Records
########

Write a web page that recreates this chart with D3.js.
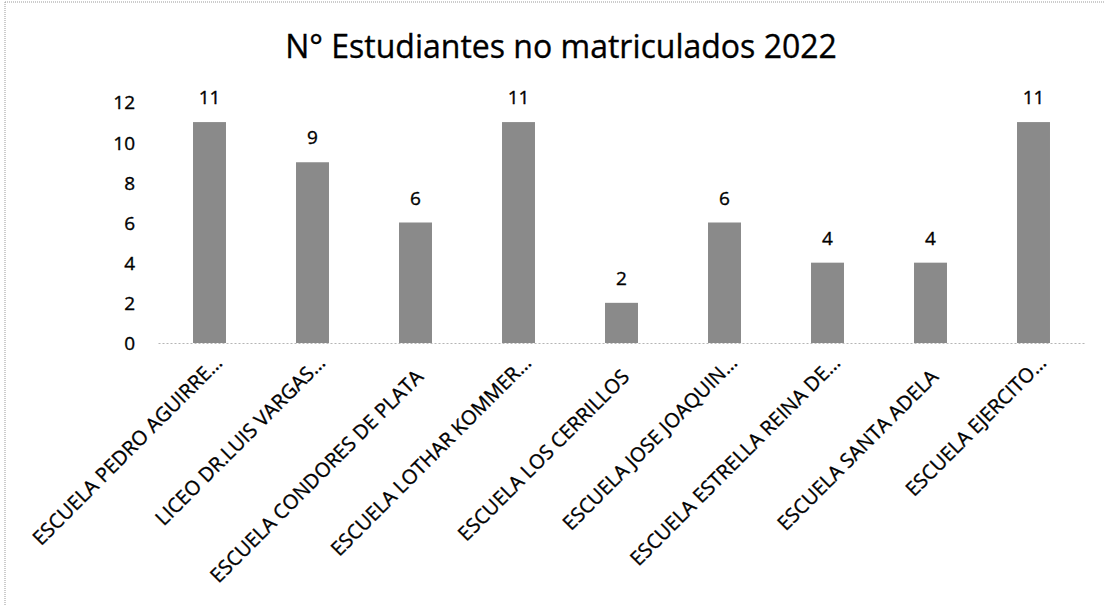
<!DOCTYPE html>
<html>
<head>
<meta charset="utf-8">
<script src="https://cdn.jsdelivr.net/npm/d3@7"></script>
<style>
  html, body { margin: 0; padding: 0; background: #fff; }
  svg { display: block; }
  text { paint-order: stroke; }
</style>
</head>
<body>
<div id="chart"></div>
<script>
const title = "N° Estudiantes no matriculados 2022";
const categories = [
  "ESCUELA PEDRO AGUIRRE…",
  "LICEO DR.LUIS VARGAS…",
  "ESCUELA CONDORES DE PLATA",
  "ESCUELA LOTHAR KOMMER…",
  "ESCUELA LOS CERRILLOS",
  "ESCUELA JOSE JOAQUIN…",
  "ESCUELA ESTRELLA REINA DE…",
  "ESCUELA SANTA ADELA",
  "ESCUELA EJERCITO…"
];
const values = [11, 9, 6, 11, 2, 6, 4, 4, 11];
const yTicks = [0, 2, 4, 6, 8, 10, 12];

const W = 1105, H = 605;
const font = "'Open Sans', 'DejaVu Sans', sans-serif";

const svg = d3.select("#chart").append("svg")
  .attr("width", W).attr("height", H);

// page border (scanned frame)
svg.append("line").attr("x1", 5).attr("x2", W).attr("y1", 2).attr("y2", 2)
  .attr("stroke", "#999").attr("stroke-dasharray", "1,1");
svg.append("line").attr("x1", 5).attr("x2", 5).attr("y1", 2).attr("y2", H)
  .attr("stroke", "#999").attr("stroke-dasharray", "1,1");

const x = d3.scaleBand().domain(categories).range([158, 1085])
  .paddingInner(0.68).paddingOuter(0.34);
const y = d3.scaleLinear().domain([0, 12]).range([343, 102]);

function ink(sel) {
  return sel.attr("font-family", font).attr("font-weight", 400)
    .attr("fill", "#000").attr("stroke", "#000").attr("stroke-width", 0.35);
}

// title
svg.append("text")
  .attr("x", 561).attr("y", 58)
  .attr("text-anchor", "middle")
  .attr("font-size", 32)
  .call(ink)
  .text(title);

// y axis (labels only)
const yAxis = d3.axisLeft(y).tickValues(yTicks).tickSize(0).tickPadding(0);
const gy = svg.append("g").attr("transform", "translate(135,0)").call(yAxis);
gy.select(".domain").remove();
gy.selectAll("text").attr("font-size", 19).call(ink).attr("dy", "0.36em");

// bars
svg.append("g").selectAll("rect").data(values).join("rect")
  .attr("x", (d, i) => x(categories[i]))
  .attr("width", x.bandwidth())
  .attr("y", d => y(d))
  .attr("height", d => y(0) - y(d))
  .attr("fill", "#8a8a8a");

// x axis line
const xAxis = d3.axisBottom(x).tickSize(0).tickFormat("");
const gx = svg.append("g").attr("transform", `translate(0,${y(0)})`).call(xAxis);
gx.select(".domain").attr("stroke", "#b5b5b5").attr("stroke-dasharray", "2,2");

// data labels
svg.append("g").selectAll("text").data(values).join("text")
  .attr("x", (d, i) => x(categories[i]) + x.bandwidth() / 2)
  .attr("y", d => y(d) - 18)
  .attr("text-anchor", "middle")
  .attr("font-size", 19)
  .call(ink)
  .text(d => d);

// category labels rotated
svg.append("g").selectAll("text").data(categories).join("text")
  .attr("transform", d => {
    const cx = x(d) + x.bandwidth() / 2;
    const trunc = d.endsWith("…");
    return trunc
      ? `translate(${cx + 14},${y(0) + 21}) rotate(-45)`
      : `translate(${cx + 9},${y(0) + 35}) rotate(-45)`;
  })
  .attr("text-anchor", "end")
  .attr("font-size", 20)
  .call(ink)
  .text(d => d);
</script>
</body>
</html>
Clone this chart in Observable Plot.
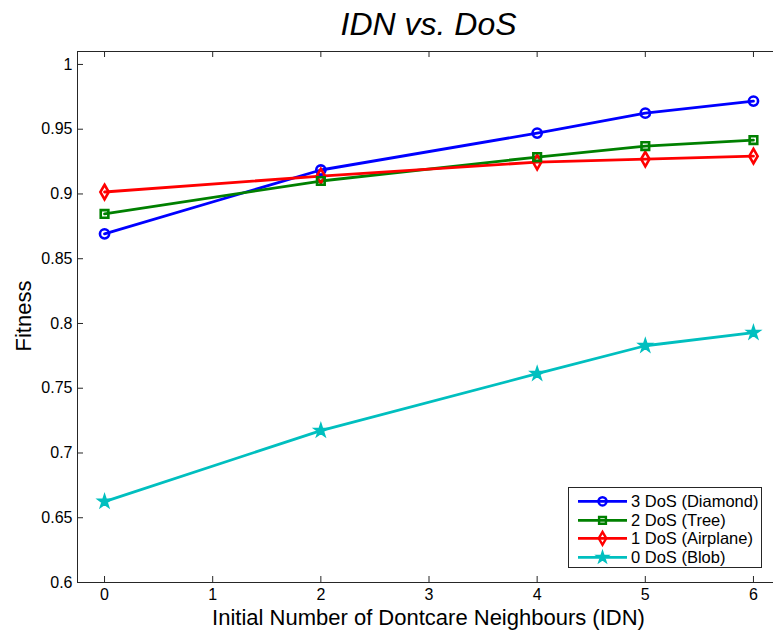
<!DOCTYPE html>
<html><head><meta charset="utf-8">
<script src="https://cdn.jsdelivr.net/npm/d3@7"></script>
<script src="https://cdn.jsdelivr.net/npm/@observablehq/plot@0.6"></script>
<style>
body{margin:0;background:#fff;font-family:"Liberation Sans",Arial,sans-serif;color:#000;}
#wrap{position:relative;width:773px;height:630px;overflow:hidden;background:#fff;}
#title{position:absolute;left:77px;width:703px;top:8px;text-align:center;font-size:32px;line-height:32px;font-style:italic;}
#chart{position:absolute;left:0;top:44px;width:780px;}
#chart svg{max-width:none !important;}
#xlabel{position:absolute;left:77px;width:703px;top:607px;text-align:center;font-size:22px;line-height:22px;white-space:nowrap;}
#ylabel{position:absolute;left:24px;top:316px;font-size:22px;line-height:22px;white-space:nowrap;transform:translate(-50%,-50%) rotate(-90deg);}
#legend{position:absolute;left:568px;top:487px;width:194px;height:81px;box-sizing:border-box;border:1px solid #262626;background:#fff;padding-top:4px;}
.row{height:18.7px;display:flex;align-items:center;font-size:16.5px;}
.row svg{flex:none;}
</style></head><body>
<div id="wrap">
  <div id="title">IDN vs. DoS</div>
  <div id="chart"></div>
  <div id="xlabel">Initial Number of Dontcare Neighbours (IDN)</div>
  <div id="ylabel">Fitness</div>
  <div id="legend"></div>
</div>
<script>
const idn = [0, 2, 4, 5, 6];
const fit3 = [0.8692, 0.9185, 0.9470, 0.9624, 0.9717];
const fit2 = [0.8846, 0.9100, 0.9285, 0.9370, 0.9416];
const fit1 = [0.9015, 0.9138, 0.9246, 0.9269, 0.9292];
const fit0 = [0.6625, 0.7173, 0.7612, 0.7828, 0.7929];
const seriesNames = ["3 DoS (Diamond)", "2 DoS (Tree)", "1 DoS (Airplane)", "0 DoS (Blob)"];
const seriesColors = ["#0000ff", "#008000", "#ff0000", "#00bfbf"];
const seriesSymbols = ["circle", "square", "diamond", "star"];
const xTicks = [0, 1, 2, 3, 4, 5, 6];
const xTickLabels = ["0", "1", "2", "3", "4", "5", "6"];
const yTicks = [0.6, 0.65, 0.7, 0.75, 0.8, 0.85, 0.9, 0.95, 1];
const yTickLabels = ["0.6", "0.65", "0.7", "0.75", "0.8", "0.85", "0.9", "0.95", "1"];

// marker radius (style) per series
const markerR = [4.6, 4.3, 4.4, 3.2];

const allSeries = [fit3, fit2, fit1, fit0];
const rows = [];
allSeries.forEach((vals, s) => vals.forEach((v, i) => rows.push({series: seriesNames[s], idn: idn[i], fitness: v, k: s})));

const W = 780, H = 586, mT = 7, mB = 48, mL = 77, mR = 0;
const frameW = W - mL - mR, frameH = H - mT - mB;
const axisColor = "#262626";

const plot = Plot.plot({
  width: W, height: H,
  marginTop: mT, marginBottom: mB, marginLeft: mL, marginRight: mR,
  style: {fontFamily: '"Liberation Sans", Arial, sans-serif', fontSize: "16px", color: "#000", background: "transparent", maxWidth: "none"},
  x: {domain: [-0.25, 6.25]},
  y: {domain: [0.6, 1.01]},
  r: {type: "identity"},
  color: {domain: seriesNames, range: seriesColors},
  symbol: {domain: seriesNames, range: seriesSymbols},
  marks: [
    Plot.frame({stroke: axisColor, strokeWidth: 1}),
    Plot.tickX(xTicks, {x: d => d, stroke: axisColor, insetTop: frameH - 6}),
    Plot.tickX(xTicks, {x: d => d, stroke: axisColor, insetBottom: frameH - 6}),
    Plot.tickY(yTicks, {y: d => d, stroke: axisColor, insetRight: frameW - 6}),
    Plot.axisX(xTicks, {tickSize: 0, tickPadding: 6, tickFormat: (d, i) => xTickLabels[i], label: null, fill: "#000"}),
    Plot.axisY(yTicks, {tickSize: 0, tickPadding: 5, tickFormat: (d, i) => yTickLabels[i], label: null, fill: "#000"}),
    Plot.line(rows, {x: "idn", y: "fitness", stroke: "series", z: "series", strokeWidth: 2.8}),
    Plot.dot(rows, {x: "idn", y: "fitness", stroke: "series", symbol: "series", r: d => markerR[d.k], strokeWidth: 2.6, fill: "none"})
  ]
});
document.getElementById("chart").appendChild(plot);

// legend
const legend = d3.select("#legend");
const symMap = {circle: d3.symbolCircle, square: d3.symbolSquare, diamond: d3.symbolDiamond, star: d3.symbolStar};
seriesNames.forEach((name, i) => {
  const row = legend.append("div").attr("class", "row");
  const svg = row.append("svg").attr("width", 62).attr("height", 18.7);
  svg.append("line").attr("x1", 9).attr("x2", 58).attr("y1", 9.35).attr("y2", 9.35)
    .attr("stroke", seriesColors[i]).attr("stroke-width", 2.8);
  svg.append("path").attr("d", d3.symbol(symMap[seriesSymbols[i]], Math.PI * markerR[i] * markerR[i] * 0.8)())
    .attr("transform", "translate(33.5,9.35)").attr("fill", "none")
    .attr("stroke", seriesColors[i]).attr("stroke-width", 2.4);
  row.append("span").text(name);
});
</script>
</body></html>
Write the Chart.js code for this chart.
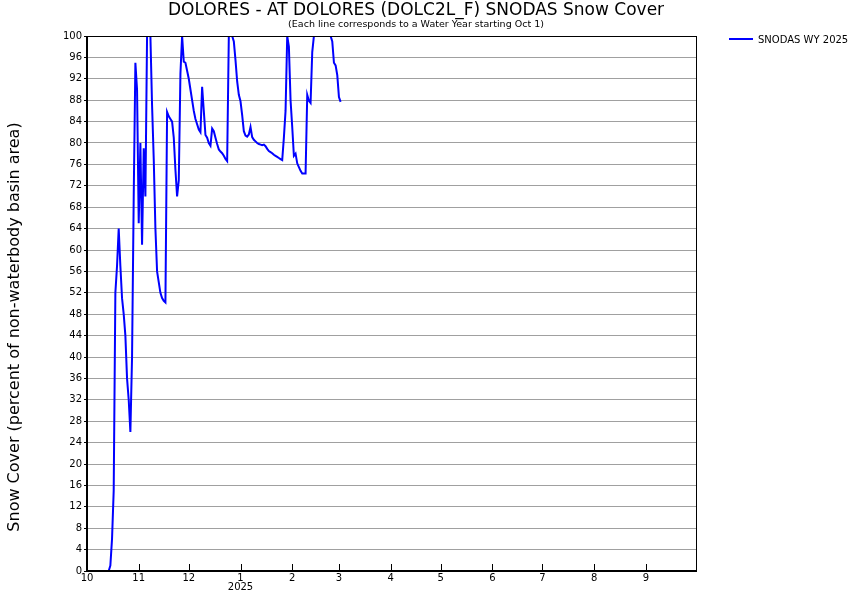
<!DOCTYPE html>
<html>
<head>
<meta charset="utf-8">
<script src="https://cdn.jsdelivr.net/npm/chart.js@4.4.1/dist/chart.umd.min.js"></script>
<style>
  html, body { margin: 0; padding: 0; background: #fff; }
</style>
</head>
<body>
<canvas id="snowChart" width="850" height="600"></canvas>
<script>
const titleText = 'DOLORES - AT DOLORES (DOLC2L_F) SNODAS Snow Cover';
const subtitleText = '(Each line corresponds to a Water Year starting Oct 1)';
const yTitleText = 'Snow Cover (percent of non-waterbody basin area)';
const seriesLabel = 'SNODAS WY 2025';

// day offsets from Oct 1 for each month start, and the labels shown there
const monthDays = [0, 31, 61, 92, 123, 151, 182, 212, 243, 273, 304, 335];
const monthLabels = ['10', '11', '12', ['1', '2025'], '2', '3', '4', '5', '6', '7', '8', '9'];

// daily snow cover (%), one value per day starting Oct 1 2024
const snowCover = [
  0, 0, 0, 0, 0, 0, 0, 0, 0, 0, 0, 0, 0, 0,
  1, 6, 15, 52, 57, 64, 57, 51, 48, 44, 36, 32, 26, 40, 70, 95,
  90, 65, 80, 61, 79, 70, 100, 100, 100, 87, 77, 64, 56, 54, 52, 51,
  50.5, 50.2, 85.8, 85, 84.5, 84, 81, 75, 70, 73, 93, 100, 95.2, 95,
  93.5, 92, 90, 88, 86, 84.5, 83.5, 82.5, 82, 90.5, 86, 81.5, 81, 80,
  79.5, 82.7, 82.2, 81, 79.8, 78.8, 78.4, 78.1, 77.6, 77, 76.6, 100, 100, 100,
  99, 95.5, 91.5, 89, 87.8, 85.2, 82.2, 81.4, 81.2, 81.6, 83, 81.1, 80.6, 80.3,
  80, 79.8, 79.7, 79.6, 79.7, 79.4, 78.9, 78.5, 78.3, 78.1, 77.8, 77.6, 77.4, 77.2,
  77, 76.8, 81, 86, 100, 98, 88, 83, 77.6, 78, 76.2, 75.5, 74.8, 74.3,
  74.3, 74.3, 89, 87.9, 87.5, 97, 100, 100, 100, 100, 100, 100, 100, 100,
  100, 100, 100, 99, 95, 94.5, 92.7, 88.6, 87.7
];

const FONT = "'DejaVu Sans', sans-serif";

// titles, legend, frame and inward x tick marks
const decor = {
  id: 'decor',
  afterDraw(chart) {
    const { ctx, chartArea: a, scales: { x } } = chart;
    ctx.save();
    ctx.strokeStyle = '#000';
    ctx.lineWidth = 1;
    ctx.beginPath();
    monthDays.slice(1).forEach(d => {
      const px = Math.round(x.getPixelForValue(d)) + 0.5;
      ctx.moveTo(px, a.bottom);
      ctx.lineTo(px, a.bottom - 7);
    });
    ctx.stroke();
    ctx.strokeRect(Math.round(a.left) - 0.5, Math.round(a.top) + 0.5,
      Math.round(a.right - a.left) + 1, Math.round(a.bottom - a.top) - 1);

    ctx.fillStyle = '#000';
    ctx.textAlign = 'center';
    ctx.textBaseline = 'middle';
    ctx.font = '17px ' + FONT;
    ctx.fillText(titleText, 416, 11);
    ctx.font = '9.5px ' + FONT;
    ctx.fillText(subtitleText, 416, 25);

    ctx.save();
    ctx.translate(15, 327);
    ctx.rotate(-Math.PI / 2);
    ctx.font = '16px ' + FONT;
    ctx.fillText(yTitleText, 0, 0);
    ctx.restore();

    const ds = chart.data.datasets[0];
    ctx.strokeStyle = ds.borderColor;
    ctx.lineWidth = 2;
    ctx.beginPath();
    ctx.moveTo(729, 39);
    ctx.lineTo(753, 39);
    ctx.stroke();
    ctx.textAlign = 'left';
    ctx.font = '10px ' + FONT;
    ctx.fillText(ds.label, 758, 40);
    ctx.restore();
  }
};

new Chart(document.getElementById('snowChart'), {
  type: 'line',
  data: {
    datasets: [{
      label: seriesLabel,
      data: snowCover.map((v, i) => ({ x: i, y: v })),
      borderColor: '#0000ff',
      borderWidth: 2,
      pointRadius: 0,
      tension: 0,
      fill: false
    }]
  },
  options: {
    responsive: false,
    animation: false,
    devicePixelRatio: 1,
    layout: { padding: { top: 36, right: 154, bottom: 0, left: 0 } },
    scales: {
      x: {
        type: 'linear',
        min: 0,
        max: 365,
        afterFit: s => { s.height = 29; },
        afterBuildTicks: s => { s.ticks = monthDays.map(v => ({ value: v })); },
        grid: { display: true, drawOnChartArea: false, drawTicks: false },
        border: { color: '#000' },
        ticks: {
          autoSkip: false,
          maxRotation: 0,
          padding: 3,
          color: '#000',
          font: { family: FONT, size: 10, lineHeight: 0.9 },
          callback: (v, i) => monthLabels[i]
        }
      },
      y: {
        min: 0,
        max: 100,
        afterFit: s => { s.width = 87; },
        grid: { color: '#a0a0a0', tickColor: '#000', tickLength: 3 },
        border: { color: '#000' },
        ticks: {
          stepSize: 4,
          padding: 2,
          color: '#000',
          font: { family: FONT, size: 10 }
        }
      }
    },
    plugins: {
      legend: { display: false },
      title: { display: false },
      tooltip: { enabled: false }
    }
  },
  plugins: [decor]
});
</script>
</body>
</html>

########

__Work required__. Of the lines in the data above, how many contain the word "this"? Give only that figure.

__Problem solution__. 3